Actually, something isn’t in the water — at least that’s the case for those who pull over at 145 Bridge St. to stop at Dimes Brewhouse. And if you do happen to belly up to the bar, you won’t be alone. Brewer and co-owner Chad Rogers opened the establishment with his wife, Michelle, at the edge of the downtown strip in December 2017, and it quickly became a popular destination for craft beer aficionados from throughout the region and beyond.
“Pretty much anything that you can ferment we make here in-house. We can’t bring in other people’s product and sell it because our license doesn’t allow us to do that,” Rogers said. “One thing that’s somewhat unique is that we use reverse osmosis water to build all of our beers from, so it kind of gives us a blank slate in terms of a water profile. Then we can add different minerals to replicate other water profiles throughout the world.
“Typically, something like an Irish stout that’s made over in Dublin, Ireland, has a different water profile than what we have here in the ground,” he continued. “We can mimic that water profile by using reverse osmosis water and then building it up from there. That gives us kind of a unique take on the process.”
If that sounds a bit science-y, it should.
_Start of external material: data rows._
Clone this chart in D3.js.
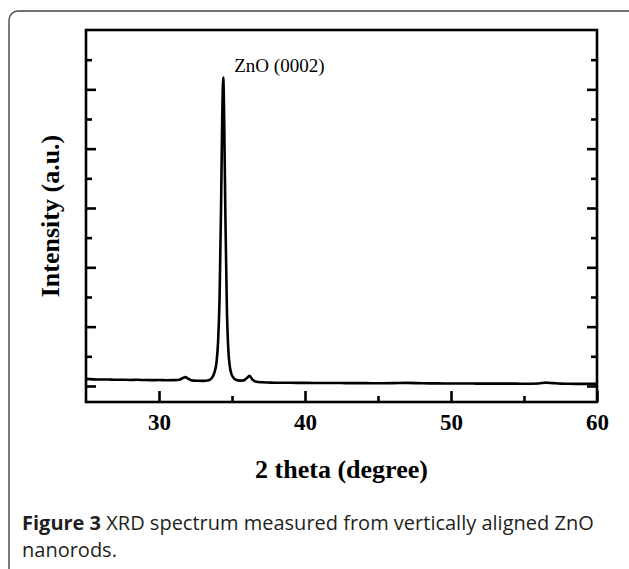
<!DOCTYPE html>
<html>
<head>
<meta charset="utf-8">
<script src="https://cdn.jsdelivr.net/npm/d3@7"></script>
<style>
  html, body { margin: 0; padding: 0; background: #fff; }
  svg { display: block; }
</style>
</head>
<body>
<svg id="chart" width="629" height="569"></svg>
<script>
// ---- data ----
const twoTheta = [25, 25.5, 26, 26.5, 27, 27.5, 28, 28.5, 29, 29.5, 30, 30.5, 31, 31.4, 31.6, 31.8, 32.0, 32.2, 32.6, 33, 33.4, 33.6, 33.8, 33.95, 34.05, 34.15, 34.25, 34.33, 34.4, 34.47, 34.55, 34.65, 34.75, 34.85, 34.95, 35.1, 35.3, 35.5, 35.8, 36.0, 36.2, 36.4, 36.6, 37, 37.5, 38, 39, 40, 41, 42, 43, 44, 45, 46, 47, 48, 49, 50, 51, 52, 53, 54, 55, 56, 56.5, 57, 57.5, 58, 59, 60];
const intensity = [120, 112, 108, 110, 104, 106, 102, 104, 100, 98, 100, 96, 98, 104, 130, 150, 122, 98, 88, 86, 95, 130, 230, 420, 760, 1500, 3000, 4500, 5200, 4400, 2800, 1300, 600, 330, 210, 140, 100, 90, 95, 130, 170, 110, 75, 62, 58, 55, 54, 52, 50, 50, 48, 48, 46, 48, 52, 46, 44, 42, 42, 40, 40, 40, 38, 42, 56, 48, 40, 38, 36, 36];
const xTicksMajor = [30, 40, 50, 60];
const xTicksMinor = [35, 45, 55];
const yTicksMajor = [0, 1000, 2000, 3000, 4000, 5000];
const yTicksMinor = [500, 1500, 2500, 3500, 4500, 5500];
const peakLabel = "ZnO (0002)";
const peakPos = 34.4;
const xTitle = "2 theta (degree)";
const yTitle = "Intensity (a.u.)";
const captionBold = "Figure 3";
const captionLine1 = " XRD spectrum measured from vertically aligned ZnO";
const captionLine2 = "nanorods.";

// ---- layout ----
const svg = d3.select("#chart");
const L = 86, R = 597, T = 30, B = 402;
const x = d3.scaleLinear().domain([25, 60]).range([L, R]);
const y = d3.scaleLinear().domain([-270, 6000]).range([B, T]);

// outer frame
svg.append("rect").attr("x", 9).attr("y", 11).attr("width", 640).attr("height", 600)
  .attr("rx", 9).attr("fill", "none").attr("stroke", "#444").attr("stroke-width", 1.4);

const serif = "'Liberation Serif', 'Times New Roman', serif";

// data line
const line = d3.line().x((d, i) => x(twoTheta[i])).y(d => y(d)).curve(d3.curveMonotoneX);
svg.append("path").datum(intensity).attr("d", line)
  .attr("fill", "none").attr("stroke", "#000").attr("stroke-width", 2.6).attr("stroke-linejoin", "round");

// axes via d3
const axW = 2.6;
const gx = svg.append("g").attr("transform", `translate(0,${B})`)
  .call(d3.axisBottom(x).tickValues(xTicksMajor).tickSize(-11).tickPadding(12).tickFormat(d3.format("d")));
const gxm = svg.append("g").attr("transform", `translate(0,${B})`)
  .call(d3.axisBottom(x).tickValues(xTicksMinor).tickSize(-6).tickFormat(""));
const gy = svg.append("g").attr("transform", `translate(${L},0)`)
  .call(d3.axisLeft(y).tickValues(yTicksMajor).tickSize(-10).tickFormat(""));
const gym = svg.append("g").attr("transform", `translate(${L},0)`)
  .call(d3.axisLeft(y).tickValues(yTicksMinor).tickSize(-6).tickFormat(""));
const gr = svg.append("g").attr("transform", `translate(${R},0)`)
  .call(d3.axisRight(y).tickValues(yTicksMajor).tickSize(-10).tickFormat(""));
const grm = svg.append("g").attr("transform", `translate(${R},0)`)
  .call(d3.axisRight(y).tickValues(yTicksMinor).tickSize(-6).tickFormat(""));
[gx, gxm, gy, gym, gr, grm].forEach(g => {
  g.select(".domain").remove();
  g.selectAll(".tick line").attr("stroke", "#000").attr("stroke-width", axW);
});
gx.selectAll(".tick text").attr("font-family", serif).attr("font-weight", "bold")
  .attr("font-size", 23).attr("fill", "#000");

// frame of plot
svg.append("rect").attr("x", L).attr("y", T).attr("width", R - L).attr("height", B - T)
  .attr("fill", "none").attr("stroke", "#000").attr("stroke-width", axW);

// peak label
svg.append("text").attr("x", x(peakPos) + 11).attr("y", 72)
  .attr("font-family", serif).attr("font-size", 19).attr("fill", "#000").text(peakLabel);

// axis titles
svg.append("text").attr("x", (L + R) / 2).attr("y", 478).attr("text-anchor", "middle")
  .attr("font-family", serif).attr("font-weight", "bold").attr("font-size", 26).attr("fill", "#000")
  .text(xTitle);
svg.append("text").attr("transform", `translate(59,${(T + B) / 2}) rotate(-90)`).attr("text-anchor", "middle")
  .attr("font-family", serif).attr("font-weight", "bold").attr("font-size", 26).attr("fill", "#000")
  .text(yTitle);

// caption
const sans = "'Open Sans', 'Noto Sans', sans-serif";
const cap = svg.append("text").attr("x", 22).attr("y", 530)
  .attr("font-family", sans).attr("font-size", 20).attr("fill", "#231f20");
cap.append("tspan").attr("font-weight", "bold").text(captionBold);
cap.append("tspan").text(captionLine1);
svg.append("text").attr("x", 22).attr("y", 557)
  .attr("font-family", sans).attr("font-size", 20).attr("fill", "#231f20").text(captionLine2);
</script>
</body>
</html>
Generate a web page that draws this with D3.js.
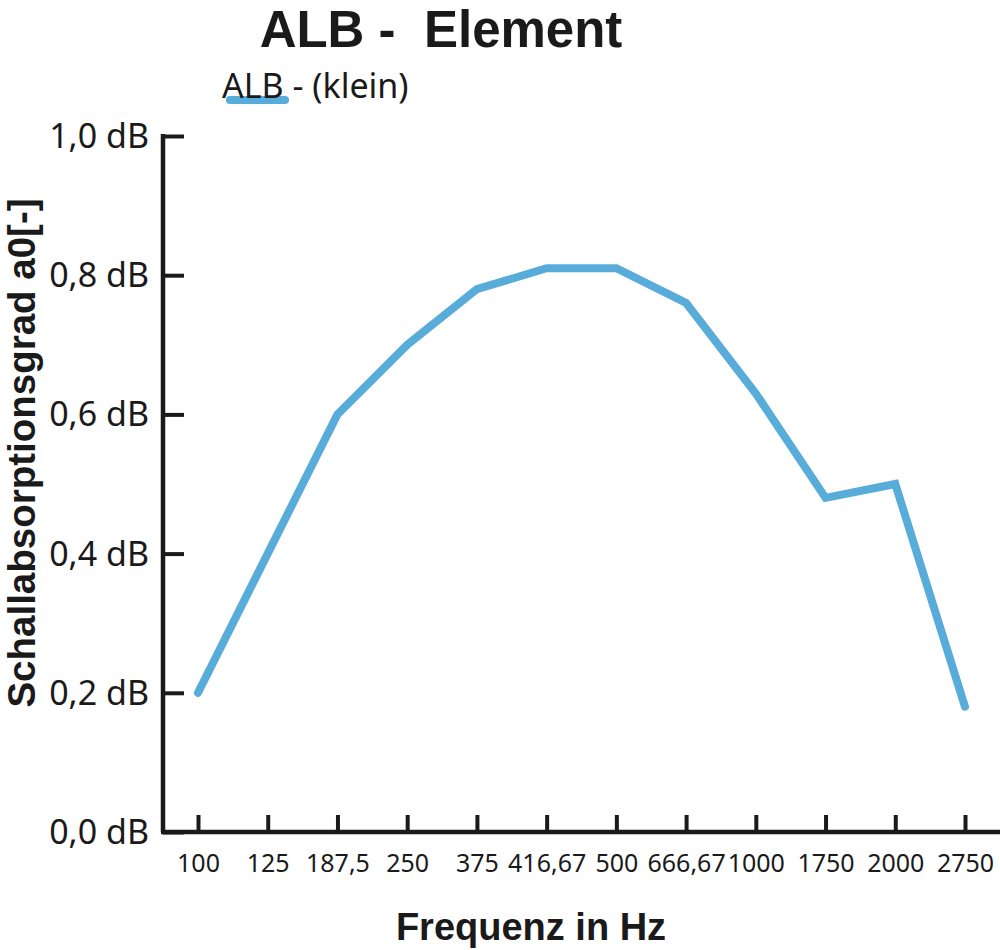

That’s what Dimes Brewhouse is all about, from Michelle’s science-themed art on the walls and the periodic table of beers to the beakers used as glasses for reward members of the Mad Chemist Club .
“From the outside, it doesn’t look like much; but once you get in here and you see the environment and the art on the walls, you see the scientific theme,” Rogers said. “We moved back to the area in 2014, and this building was for sale. It used to be a flower shop. We were going back and forth over a coffee shop or a brewery, and we went with the brewery route. That’s where it started. I had been involved in home brewing for five or six years, so I already had an itch to brew.
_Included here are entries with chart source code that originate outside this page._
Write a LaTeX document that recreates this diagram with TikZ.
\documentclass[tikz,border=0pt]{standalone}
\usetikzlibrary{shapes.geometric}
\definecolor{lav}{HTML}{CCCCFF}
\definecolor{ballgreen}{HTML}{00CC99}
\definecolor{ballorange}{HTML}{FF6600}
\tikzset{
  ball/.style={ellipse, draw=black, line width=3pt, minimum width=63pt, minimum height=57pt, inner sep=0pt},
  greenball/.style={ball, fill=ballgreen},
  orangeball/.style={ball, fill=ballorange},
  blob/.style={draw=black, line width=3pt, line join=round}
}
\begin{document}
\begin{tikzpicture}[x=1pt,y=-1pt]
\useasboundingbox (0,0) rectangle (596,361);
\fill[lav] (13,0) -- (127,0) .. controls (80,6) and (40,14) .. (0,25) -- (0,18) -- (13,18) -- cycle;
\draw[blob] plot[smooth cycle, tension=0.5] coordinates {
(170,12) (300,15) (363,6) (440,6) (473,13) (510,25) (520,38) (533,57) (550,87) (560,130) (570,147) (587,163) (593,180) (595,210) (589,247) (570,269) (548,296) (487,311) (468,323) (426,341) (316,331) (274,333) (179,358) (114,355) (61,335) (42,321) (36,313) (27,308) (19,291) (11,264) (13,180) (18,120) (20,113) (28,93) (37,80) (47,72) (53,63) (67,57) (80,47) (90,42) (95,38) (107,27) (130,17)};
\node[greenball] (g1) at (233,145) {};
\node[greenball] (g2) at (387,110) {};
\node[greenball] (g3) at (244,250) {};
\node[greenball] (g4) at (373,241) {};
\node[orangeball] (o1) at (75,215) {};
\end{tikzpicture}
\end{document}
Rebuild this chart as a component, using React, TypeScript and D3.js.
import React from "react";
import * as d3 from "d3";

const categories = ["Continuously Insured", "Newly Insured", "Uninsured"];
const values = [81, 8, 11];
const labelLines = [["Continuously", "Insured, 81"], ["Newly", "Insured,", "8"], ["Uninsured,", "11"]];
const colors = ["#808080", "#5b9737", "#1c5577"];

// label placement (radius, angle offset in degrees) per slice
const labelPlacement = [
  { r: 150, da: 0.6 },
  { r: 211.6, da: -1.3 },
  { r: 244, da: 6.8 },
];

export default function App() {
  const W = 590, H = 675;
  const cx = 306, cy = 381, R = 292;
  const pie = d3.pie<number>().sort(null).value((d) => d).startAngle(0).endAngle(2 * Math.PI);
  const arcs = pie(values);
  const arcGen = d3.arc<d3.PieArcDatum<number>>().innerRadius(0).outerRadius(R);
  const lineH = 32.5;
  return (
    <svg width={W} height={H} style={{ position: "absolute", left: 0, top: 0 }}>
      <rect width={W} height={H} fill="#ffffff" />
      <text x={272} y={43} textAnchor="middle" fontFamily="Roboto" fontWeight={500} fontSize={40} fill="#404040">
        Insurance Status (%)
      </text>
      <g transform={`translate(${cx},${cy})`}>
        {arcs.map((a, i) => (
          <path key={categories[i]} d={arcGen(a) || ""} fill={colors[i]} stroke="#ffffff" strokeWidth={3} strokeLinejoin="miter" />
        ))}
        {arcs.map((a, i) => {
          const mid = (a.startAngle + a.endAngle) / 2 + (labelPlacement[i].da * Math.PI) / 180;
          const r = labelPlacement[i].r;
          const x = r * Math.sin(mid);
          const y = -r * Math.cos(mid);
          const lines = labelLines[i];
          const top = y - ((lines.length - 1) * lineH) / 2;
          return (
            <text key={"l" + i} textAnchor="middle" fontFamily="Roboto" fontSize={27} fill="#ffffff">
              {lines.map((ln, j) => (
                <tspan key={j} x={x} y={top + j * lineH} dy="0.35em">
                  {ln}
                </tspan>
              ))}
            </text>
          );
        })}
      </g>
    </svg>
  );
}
And, Michelle and I, our backgrounds are in chemical engineering, and we both had a desire to work with the equipment. The two things just made sense together.
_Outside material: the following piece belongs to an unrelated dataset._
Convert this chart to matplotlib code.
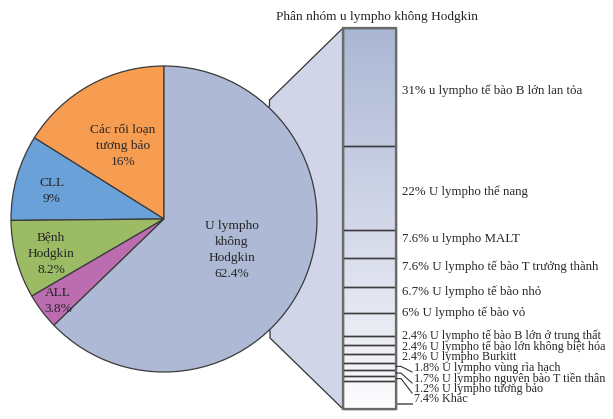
import numpy as np
import matplotlib
matplotlib.use("Agg")
import matplotlib.pyplot as plt
from matplotlib.colors import LinearSegmentedColormap
from matplotlib.patches import Polygon, Rectangle

# ---------------- data ----------------
pie_labels = ["Các rối loạn\ntương bảo\n16%", "CLL\n9%", "Bệnh\nHodgkin\n8.2%",
              "ALL\n3.8%", "U lympho\nkhông\nHodgkin\n62.4%"]
pie_values = [16, 9, 8.2, 3.8, 62.4]

sub_labels = ["31% u lympho tế bào B lớn lan tỏa", "22% U lympho thể nang",
              "7.6% u lympho MALT", "7.6% U lympho tế bào T trưởng thành",
              "6.7% U lympho tế bào nhỏ", "6% U lympho tế bào vỏ",
              "2.4% U lympho tế bào B lớn ở trung thất",
              "2.4% U lympho tế bào lớn không biệt hóa",
              "2.4% U lympho Burkitt", "1.8% U lympho vùng rìa hạch",
              "1.7% U lympho nguyên bào T tiền thân", "1.2% U lympho tương bảo",
              "7.4% Khác"]
sub_values = [31, 22, 7.6, 7.6, 6.7, 6, 2.4, 2.4, 2.4, 1.8, 1.7, 1.2, 7.4]
title = "Phân nhóm u lympho không Hodgkin"

# ---------------- layout ----------------
W, H = 613, 419
def Y(y):  # image row -> data y (y up)
    return H - y

pie_colors = ["#f79d52", "#6aa1d8", "#9bbb64", "#bb6db0", "#adb9d5"]
pie_cx, pie_cy, pie_r = 164, Y(219), 153
pie_label_pos = [(123, 146), (52, 191), (51, 254), (58, 301), (232, 250)]

bar_l, bar_r, bar_top, bar_bot = 343, 396, 28, 409
label_y = [91, 192, 239, 267, 292, 313, 336, 347, 357, 368, 379, 389, 399]

serif = ["Liberation Serif", "DejaVu Serif"]
fs = 9.6
top_fs = 9.3
small_fs = 8.7
txt_col = "#262626"

fig = plt.figure(figsize=(W / 100, H / 100), dpi=100)
ax = fig.add_axes([0, 0, 1, 1])

# connector polygon (behind pie)
conn = Polygon([(bar_l, Y(bar_top)), (269.5, Y(100)), (269.5, Y(106)),
                (pie_cx, pie_cy), (270, Y(331)), (270, Y(338)),
                (bar_l, Y(bar_bot))],
               closed=True, facecolor="#d0d5e8", edgecolor="#333333",
               linewidth=0.9, zorder=1)
ax.add_patch(conn)

wedges, _ = ax.pie(pie_values, colors=pie_colors, startangle=90, counterclock=True,
                   center=(pie_cx, pie_cy), radius=pie_r,
                   wedgeprops=dict(edgecolor="#3a3a3a", linewidth=0.9))
for w in wedges:
    w.set_zorder(2)

for lab, (x, y) in zip(pie_labels, pie_label_pos):
    ax.text(x, Y(y), lab, ha="center", va="center", fontsize=fs, family=serif,
            color=txt_col, linespacing=1.45, zorder=5)

# bar with gradient
total = sum(sub_values)
scale = (bar_bot - bar_top) / total
cmap = LinearSegmentedColormap.from_list(
    "g", [(0, "#aab7d4"), (0.35, "#c6cde2"), (0.6, "#dadeec"), (0.85, "#eef0f5"), (1, "#fdfdfe")])
grad = np.linspace(0, 1, 256).reshape(-1, 1)
ax.imshow(grad, cmap=cmap, aspect="auto",
          extent=(bar_l, bar_r, Y(bar_bot), Y(bar_top)), origin="upper", zorder=2)

bottoms = []
cum = 0
for v in sub_values:
    cum += v
    bottoms.append(Y(bar_top) - cum * scale)
heights = [v * scale for v in sub_values]
ax.bar([(bar_l + bar_r) / 2] * len(sub_values), heights, bottom=bottoms,
       width=bar_r - bar_l, facecolor="none", edgecolor="#3c3c3c", linewidth=1.0,
       zorder=3)
ax.add_patch(Rectangle((bar_l, Y(bar_bot)), bar_r - bar_l, bar_bot - bar_top,
                       facecolor="none", edgecolor="#6a6a6a", linewidth=1.6, zorder=4))

# labels
for i, (lab, ly) in enumerate(zip(sub_labels, label_y)):
    seg_mid = bottoms[i] + heights[i] / 2
    size = top_fs if i < 6 else small_fs
    if i < 9:
        ax.text(401.5, Y(ly), lab, ha="left", va="center", fontsize=size,
                family=serif, color=txt_col, zorder=5)
    else:
        ax.text(413.5, Y(ly), lab, ha="left", va="center", fontsize=size,
                family=serif, color=txt_col, zorder=5)
        if i < len(sub_labels) - 1:
            ax.plot([bar_r, 401, 412], [seg_mid, seg_mid, Y(ly + 4)],
                    color="#333333", linewidth=0.8, zorder=4)
        else:
            ax.plot([bar_r, 412], [Y(ly + 5), Y(ly + 5)], color="#777777",
                    linewidth=1.4, zorder=4)

ax.text(377, Y(17), title, ha="center", va="center", fontsize=9.6,
        family=serif, color=txt_col)

ax.set_xlim(0, W)
ax.set_ylim(0, H)
ax.set_aspect("equal")
ax.axis("off")
fig.savefig("out.png", dpi=100, facecolor="white")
“There are two primary approaches you can take to brewing: the art and then the science,” he added. “We take the science approach, and that’s just based on our backgrounds.”
If that’s the case, then the rear of the building might just as well be called the laboratory since it’s where Rogers and staff concoct the four flagship beers and 16 rotating products Dimes serves in addition to the food offerings that have been available since a kitchen was added in 2020.
From the work of area artists displayed and for sale on the walls to the cozy front of the house, there is a private and personal appeal to Dimes Brewhouse. The building itself is only roughly 1,000 square feet, and the taproom takes up about half that space. The front and back patios allow occupancy to creep up near 100 patrons, and Rogers said there are also some options to increase seating out back in the future. However, other than that, the footprint of Dimes is pretty maxed out. Not that that’s a bad thing.
“It’s intimate, and that’s something that people also enjoy. The lighting is soft. It just provides kind of an intimate environment to hang out with friends and enjoy good beer and good food,” Rogers said. “It’s the location. We can service Dimondale, the surrounding communities. We’re close, and I think that’s a real advantage. People have a home hub that they can go to. That’s kind of what we’re filling.”
Yet, as is the case with all the best secrets, word tends to get around soon enough. That’s not a bad thing, either, Rogers noted. It’s bringing a new demographic to the village tucked off the beaten path, allowing new faces to explore all the charm Dimondale has to offer.
“In the beginning, it was kind of like my wife and I were building this up. Now that it’s somewhat established, I think what kind of brings me the most satisfaction is seeing all the people who meet each other in here, new connections being made,” Rogers said. “In those five years, people have made friends here that they never would have met before. You can’t really put a price on that. When someone says, ‘Oh, man, I met my fiancée at Dimes, and now we’re married. And we just love that place.’ That makes me feel awesome. That’s what we were going for.
“As a business owner, you obviously want the business to be successful; but with a small business like this, it’s more than about just making money. You have to create a place, an environment, that your patrons enjoy and can feel comfortable in. I think we’ve been able to provide that.”